On the Convergence and Calibration of Deep Learning with Differential Privacy

In deep learning with differential privacy (DP), the neural network achieves the privacy usually at the cost of slower convergence (and thus lower performance) than its non-private counterpart. This work gives the first convergence analysis of the DP deep learning, through the lens of training dynamics and the neural tangent kernel (NTK). Our convergence theory successfully characterizes the effects of two key components in the DP training: the per-sample clipping and the noise addition. Our analysis not only initiates a general principled framework to understand the DP deep learning with any network architecture and loss function, but also motivates a new clipping method -- the global clipping, that significantly improves the convergence, as well as preserves the same DP guarantee and computational efficiency as the existing method, which we term as local clipping. Theoretically speaking, we precisely characterize the effect of per-sample clipping on the NTK matrix and show that the noise level of DP optimizers does not affect the convergence in the gradient flow regime. In particular, the local clipping almost certainly breaks the positive semi-definiteness of NTK, which can be preserved by our global clipping. Consequently, DP gradient descent (GD) with global clipping converge monotonically to zero loss, which is often violated by the existing DP-GD. Notably, our analysis framework easily extends to other optimizers, e.g., DP-Adam.

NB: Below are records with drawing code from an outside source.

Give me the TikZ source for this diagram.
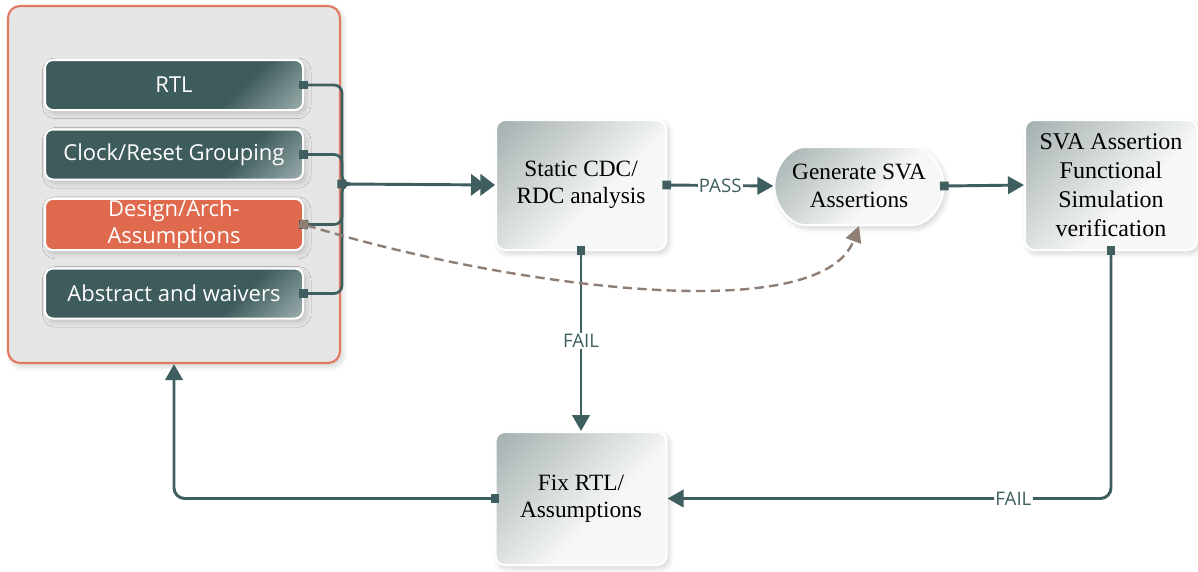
\documentclass[tikz,border=0pt]{standalone}
\usepackage{fontspec}
\setmainfont{Liberation Serif}
\newfontfamily\labfont{Open Sans}
\usetikzlibrary{arrows.meta,shapes.misc,shadows.blur,calc}
\definecolor{tealD}{HTML}{3F5C5D}
\definecolor{tealL}{HTML}{B3C1C1}
\definecolor{lineC}{HTML}{3E5E5F}
\definecolor{orangeB}{HTML}{E06A4D}
\definecolor{orangeE}{HTML}{E27A62}
\definecolor{panel}{HTML}{E6E6E7}
\definecolor{grayD}{HTML}{A2ADAD}
\definecolor{grayL}{HTML}{F6F7F7}
\definecolor{dashC}{HTML}{8F7E74}
\pgfdeclareverticalshading{tealsh}{100bp}{color(0bp)=(tealL); color(10bp)=(tealL); color(34bp)=(tealD); color(100bp)=(tealD)}
\pgfdeclareverticalshading{graysh}{100bp}{color(0bp)=(grayL); color(42bp)=(grayL); color(86bp)=(grayD); color(100bp)=(grayD)}
\begin{document}
\begin{tikzpicture}[x=0.75pt,y=-0.75pt,
  shad/.style={blur shadow={shadow xshift=2pt,shadow yshift=-2.5pt,shadow blur radius=4pt,shadow blur steps=8,shadow opacity=18}},
  panelbox/.style={draw=orangeE, line width=1.6pt, fill=panel, rounded corners=9pt, minimum width=249pt, minimum height=267.75pt, shad},
  basebox/.style={draw=white, line width=1.5pt, rounded corners=6pt, minimum width=193.5pt, minimum height=37.5pt, text=white, font=\labfont\fontsize{16.5}{20}\selectfont, align=center, inner sep=1pt, shad},
  itembox/.style={basebox, shade, shading=tealsh, shading angle=45},
  orangebox/.style={basebox, fill=orangeB},
  procbox/.style={shade, shading=graysh, shading angle=45, draw=white, line width=1.5pt, rounded corners=7pt, font=\fontsize{17.5}{20.5}\selectfont, align=center, inner sep=1pt, shad},
  conn/.style={draw=lineC, line width=2.2pt, {Square[length=6.5pt,width=6.5pt]}-{Triangle[length=12pt,width=13pt]}, shorten <=-3.5pt},
  feed/.style={draw=lineC, line width=2pt, rounded corners=6pt, {Square[length=6.5pt,width=6.5pt]}-, shorten <=-3.5pt},
  lab/.style={fill=white, text=lineC, font=\labfont\fontsize{14}{16}\selectfont, inner sep=1pt}
]
\useasboundingbox (0,0) rectangle (1198,571);
\node[panelbox] (panel) at (174,184.5) {};
\node[itembox] (rtl) at (174,85) {RTL};
\node[itembox] (clk) at (174,154.5) {Clock/Reset Grouping};
\node[orangebox] (des) at (174,224.5) {Design/Arch-\\Assumptions};
\node[itembox] (abs) at (174,293.5) {Abstract and waivers};
\node[procbox, minimum width=127.5pt, minimum height=97.5pt] (cdc) at (581,185) {Static CDC/\\RDC analysis};
\node[procbox, rounded rectangle, minimum width=129pt, minimum height=58.5pt] (gen) at (859,186) {Generate SVA\\Assertions};
\node[procbox, minimum width=129pt, minimum height=97.5pt, font=\fontsize{18}{21.75}\selectfont] (sva) at (1111,185) {SVA Assertion\\Functional\\Simulation\\verification};
\node[procbox, minimum width=128.25pt, minimum height=99.75pt] (fix) at (581,498.5) {Fix RTL/\\Assumptions};
\coordinate (m) at (342,184);
\foreach \n in {rtl,clk,des,abs} \draw[feed] (\n.east) -| (m) -- ++(6,0);
\draw[conn, {Square[length=6.5pt,width=6.5pt]}-{Triangle[length=11pt,width=16pt,sep=-4pt]Triangle[length=11pt,width=16pt]}] (m) -- (cdc.west);
\draw[conn] (cdc.east) -- node[lab]{PASS} (gen.west);
\draw[conn] (gen.east) -- (sva.west);
\draw[conn] (cdc.south) -- node[lab]{FAIL} (fix.north);
\draw[conn, rounded corners=8pt] (sva.south) |- node[lab,pos=0.61]{FAIL} (fix.east);
\draw[conn, rounded corners=8pt] (fix.west) -| (panel.south);
\draw[draw=dashC, line width=1.8pt, dash pattern=on 7pt off 4pt, {Square[length=6.5pt,width=6.5pt]}-{Triangle[length=12pt,width=12pt]}, shorten <=-3.5pt] (des.east) .. controls (500,285) and (820,330) .. (gen.south);
\end{tikzpicture}
\end{document}
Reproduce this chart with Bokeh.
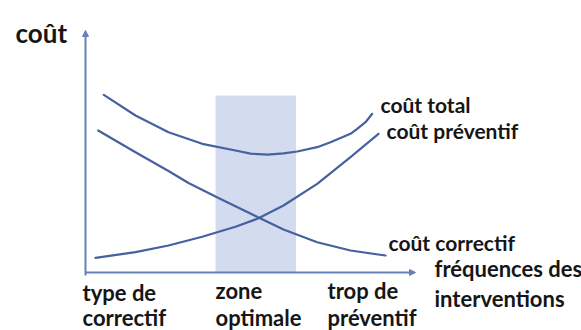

We demonstrate through numerous experiments that DP optimizers equipped with global clipping perform strongly on classification and regression tasks. In addition, our global clipping is surprisingly effective at learning calibrated classifiers, in contrast to the existing DP classifiers which are oftentimes over-confident and unreliable. Implementation-wise, the new clipping can be realized by inserting one line of code into the Pytorch Opacus library.